Return all the data below as it stands, minus the pictures.

Data excerpt >>
▬▬▬
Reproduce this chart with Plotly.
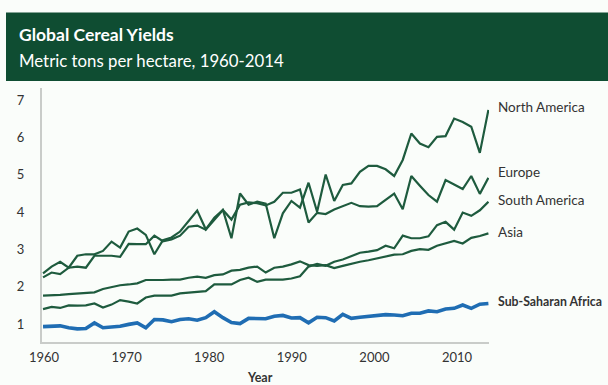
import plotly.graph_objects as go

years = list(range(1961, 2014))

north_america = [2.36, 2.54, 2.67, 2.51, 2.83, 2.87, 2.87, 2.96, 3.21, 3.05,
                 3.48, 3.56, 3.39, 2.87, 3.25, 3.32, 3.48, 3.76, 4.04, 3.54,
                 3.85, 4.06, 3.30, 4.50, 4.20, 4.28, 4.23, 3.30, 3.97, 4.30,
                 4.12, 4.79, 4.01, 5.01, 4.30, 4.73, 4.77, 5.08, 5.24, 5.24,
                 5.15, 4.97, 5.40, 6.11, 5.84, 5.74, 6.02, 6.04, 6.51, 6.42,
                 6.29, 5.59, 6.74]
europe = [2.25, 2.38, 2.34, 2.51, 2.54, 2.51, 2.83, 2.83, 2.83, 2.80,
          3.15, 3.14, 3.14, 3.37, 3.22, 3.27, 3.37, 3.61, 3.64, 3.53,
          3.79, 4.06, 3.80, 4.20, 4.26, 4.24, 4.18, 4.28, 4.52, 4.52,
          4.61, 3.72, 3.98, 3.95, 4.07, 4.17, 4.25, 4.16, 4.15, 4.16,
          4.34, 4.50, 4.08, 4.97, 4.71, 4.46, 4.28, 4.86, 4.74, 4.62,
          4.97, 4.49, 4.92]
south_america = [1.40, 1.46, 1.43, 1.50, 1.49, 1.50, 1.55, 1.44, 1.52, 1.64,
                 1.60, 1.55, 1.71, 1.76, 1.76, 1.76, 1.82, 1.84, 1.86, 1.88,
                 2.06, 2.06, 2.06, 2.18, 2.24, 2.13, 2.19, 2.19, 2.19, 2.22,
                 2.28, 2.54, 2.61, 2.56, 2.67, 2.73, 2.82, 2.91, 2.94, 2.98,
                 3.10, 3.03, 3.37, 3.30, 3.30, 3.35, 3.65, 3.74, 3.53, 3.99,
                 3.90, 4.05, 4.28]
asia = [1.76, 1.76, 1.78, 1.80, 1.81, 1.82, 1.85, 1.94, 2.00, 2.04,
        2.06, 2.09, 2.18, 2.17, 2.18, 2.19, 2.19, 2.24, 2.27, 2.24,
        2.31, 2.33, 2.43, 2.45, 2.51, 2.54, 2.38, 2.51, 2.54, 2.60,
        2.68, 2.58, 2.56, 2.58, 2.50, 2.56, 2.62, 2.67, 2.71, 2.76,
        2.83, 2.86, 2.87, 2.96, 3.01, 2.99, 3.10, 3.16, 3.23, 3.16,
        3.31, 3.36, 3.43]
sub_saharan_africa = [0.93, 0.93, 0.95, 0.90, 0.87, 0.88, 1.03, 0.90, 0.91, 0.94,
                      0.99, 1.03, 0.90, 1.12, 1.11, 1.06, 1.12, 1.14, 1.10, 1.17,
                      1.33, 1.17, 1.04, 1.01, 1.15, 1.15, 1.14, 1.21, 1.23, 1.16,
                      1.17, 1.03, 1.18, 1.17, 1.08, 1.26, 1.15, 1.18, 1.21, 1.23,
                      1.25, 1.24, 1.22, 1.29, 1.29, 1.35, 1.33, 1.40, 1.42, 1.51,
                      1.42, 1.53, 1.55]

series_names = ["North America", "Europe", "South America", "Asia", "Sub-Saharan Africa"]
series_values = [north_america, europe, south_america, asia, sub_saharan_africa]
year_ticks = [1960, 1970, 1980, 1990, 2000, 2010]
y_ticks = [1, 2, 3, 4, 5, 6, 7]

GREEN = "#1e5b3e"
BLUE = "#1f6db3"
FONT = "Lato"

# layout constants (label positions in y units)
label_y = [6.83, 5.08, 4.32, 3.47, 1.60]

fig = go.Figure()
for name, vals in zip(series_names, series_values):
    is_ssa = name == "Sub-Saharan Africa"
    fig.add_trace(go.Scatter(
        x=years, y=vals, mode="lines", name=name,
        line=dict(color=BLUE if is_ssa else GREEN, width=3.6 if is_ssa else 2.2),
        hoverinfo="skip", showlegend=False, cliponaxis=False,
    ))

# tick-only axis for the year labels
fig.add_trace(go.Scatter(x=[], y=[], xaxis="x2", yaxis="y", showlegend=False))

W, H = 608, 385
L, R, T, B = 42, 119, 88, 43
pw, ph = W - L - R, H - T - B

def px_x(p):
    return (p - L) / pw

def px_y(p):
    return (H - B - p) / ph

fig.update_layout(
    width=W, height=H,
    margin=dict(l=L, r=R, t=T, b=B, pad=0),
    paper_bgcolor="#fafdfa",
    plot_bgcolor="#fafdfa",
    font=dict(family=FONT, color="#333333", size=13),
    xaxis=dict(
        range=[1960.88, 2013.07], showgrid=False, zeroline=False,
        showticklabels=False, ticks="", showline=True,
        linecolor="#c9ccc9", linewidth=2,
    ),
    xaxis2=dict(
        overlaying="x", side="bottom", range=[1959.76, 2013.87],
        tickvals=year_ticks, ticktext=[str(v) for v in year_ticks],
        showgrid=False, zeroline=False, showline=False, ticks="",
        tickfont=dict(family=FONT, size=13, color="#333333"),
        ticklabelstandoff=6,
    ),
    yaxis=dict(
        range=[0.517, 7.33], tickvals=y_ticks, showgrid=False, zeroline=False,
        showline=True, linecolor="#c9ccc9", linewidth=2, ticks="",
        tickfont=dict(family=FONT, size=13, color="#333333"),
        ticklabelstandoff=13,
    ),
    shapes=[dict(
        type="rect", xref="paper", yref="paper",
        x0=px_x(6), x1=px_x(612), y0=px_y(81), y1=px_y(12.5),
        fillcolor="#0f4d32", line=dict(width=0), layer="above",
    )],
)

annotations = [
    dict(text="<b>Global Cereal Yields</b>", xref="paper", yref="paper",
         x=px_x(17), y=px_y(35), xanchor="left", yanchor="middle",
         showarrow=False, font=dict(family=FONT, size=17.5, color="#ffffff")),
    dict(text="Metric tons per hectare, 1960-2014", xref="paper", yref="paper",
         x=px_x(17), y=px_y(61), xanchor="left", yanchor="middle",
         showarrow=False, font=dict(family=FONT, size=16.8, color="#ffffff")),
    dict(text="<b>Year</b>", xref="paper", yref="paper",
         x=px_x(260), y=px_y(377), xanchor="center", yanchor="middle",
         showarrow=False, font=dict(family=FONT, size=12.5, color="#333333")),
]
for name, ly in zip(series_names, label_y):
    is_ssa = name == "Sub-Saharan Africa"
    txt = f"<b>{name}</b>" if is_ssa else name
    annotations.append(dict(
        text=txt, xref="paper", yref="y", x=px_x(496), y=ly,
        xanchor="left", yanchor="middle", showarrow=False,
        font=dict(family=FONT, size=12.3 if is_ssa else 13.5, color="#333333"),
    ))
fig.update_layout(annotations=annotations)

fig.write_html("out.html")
▬▬▬
Answer to the task >>
Reproduce this chart with Plotly.
import plotly.graph_objects as go

years = list(range(1961, 2014))

north_america = [2.36, 2.54, 2.67, 2.51, 2.83, 2.87, 2.87, 2.96, 3.21, 3.05,
                 3.48, 3.56, 3.39, 2.87, 3.25, 3.32, 3.48, 3.76, 4.04, 3.54,
                 3.85, 4.06, 3.30, 4.50, 4.20, 4.28, 4.23, 3.30, 3.97, 4.30,
                 4.12, 4.79, 4.01, 5.01, 4.30, 4.73, 4.77, 5.08, 5.24, 5.24,
                 5.15, 4.97, 5.40, 6.11, 5.84, 5.74, 6.02, 6.04, 6.51, 6.42,
                 6.29, 5.59, 6.74]
europe = [2.25, 2.38, 2.34, 2.51, 2.54, 2.51, 2.83, 2.83, 2.83, 2.80,
          3.15, 3.14, 3.14, 3.37, 3.22, 3.27, 3.37, 3.61, 3.64, 3.53,
          3.79, 4.06, 3.80, 4.20, 4.26, 4.24, 4.18, 4.28, 4.52, 4.52,
          4.61, 3.72, 3.98, 3.95, 4.07, 4.17, 4.25, 4.16, 4.15, 4.16,
          4.34, 4.50, 4.08, 4.97, 4.71, 4.46, 4.28, 4.86, 4.74, 4.62,
          4.97, 4.49, 4.92]
south_america = [1.40, 1.46, 1.43, 1.50, 1.49, 1.50, 1.55, 1.44, 1.52, 1.64,
                 1.60, 1.55, 1.71, 1.76, 1.76, 1.76, 1.82, 1.84, 1.86, 1.88,
                 2.06, 2.06, 2.06, 2.18, 2.24, 2.13, 2.19, 2.19, 2.19, 2.22,
                 2.28, 2.54, 2.61, 2.56, 2.67, 2.73, 2.82, 2.91, 2.94, 2.98,
                 3.10, 3.03, 3.37, 3.30, 3.30, 3.35, 3.65, 3.74, 3.53, 3.99,
                 3.90, 4.05, 4.28]
asia = [1.76, 1.76, 1.78, 1.80, 1.81, 1.82, 1.85, 1.94, 2.00, 2.04,
        2.06, 2.09, 2.18, 2.17, 2.18, 2.19, 2.19, 2.24, 2.27, 2.24,
        2.31, 2.33, 2.43, 2.45, 2.51, 2.54, 2.38, 2.51, 2.54, 2.60,
        2.68, 2.58, 2.56, 2.58, 2.50, 2.56, 2.62, 2.67, 2.71, 2.76,
        2.83, 2.86, 2.87, 2.96, 3.01, 2.99, 3.10, 3.16, 3.23, 3.16,
        3.31, 3.36, 3.43]
sub_saharan_africa = [0.93, 0.93, 0.95, 0.90, 0.87, 0.88, 1.03, 0.90, 0.91, 0.94,
                      0.99, 1.03, 0.90, 1.12, 1.11, 1.06, 1.12, 1.14, 1.10, 1.17,
                      1.33, 1.17, 1.04, 1.01, 1.15, 1.15, 1.14, 1.21, 1.23, 1.16,
                      1.17, 1.03, 1.18, 1.17, 1.08, 1.26, 1.15, 1.18, 1.21, 1.23,
                      1.25, 1.24, 1.22, 1.29, 1.29, 1.35, 1.33, 1.40, 1.42, 1.51,
                      1.42, 1.53, 1.55]

series_names = ["North America", "Europe", "South America", "Asia", "Sub-Saharan Africa"]
series_values = [north_america, europe, south_america, asia, sub_saharan_africa]
year_ticks = [1960, 1970, 1980, 1990, 2000, 2010]
y_ticks = [1, 2, 3, 4, 5, 6, 7]

GREEN = "#1e5b3e"
BLUE = "#1f6db3"
FONT = "Lato"

# layout constants (label positions in y units)
label_y = [6.83, 5.08, 4.32, 3.47, 1.60]

fig = go.Figure()
for name, vals in zip(series_names, series_values):
    is_ssa = name == "Sub-Saharan Africa"
    fig.add_trace(go.Scatter(
        x=years, y=vals, mode="lines", name=name,
        line=dict(color=BLUE if is_ssa else GREEN, width=3.6 if is_ssa else 2.2),
        hoverinfo="skip", showlegend=False, cliponaxis=False,
    ))

# tick-only axis for the year labels
fig.add_trace(go.Scatter(x=[], y=[], xaxis="x2", yaxis="y", showlegend=False))

W, H = 608, 385
L, R, T, B = 42, 119, 88, 43
pw, ph = W - L - R, H - T - B

def px_x(p):
    return (p - L) / pw

def px_y(p):
    return (H - B - p) / ph

fig.update_layout(
    width=W, height=H,
    margin=dict(l=L, r=R, t=T, b=B, pad=0),
    paper_bgcolor="#fafdfa",
    plot_bgcolor="#fafdfa",
    font=dict(family=FONT, color="#333333", size=13),
    xaxis=dict(
        range=[1960.88, 2013.07], showgrid=False, zeroline=False,
        showticklabels=False, ticks="", showline=True,
        linecolor="#c9ccc9", linewidth=2,
    ),
    xaxis2=dict(
        overlaying="x", side="bottom", range=[1959.76, 2013.87],
        tickvals=year_ticks, ticktext=[str(v) for v in year_ticks],
        showgrid=False, zeroline=False, showline=False, ticks="",
        tickfont=dict(family=FONT, size=13, color="#333333"),
        ticklabelstandoff=6,
    ),
    yaxis=dict(
        range=[0.517, 7.33], tickvals=y_ticks, showgrid=False, zeroline=False,
        showline=True, linecolor="#c9ccc9", linewidth=2, ticks="",
        tickfont=dict(family=FONT, size=13, color="#333333"),
        ticklabelstandoff=13,
    ),
    shapes=[dict(
        type="rect", xref="paper", yref="paper",
        x0=px_x(6), x1=px_x(612), y0=px_y(81), y1=px_y(12.5),
        fillcolor="#0f4d32", line=dict(width=0), layer="above",
    )],
)

annotations = [
    dict(text="<b>Global Cereal Yields</b>", xref="paper", yref="paper",
         x=px_x(17), y=px_y(35), xanchor="left", yanchor="middle",
         showarrow=False, font=dict(family=FONT, size=17.5, color="#ffffff")),
    dict(text="Metric tons per hectare, 1960-2014", xref="paper", yref="paper",
         x=px_x(17), y=px_y(61), xanchor="left", yanchor="middle",
         showarrow=False, font=dict(family=FONT, size=16.8, color="#ffffff")),
    dict(text="<b>Year</b>", xref="paper", yref="paper",
         x=px_x(260), y=px_y(377), xanchor="center", yanchor="middle",
         showarrow=False, font=dict(family=FONT, size=12.5, color="#333333")),
]
for name, ly in zip(series_names, label_y):
    is_ssa = name == "Sub-Saharan Africa"
    txt = f"<b>{name}</b>" if is_ssa else name
    annotations.append(dict(
        text=txt, xref="paper", yref="y", x=px_x(496), y=ly,
        xanchor="left", yanchor="middle", showarrow=False,
        font=dict(family=FONT, size=12.3 if is_ssa else 13.5, color="#333333"),
    ))
fig.update_layout(annotations=annotations)

fig.write_html("out.html")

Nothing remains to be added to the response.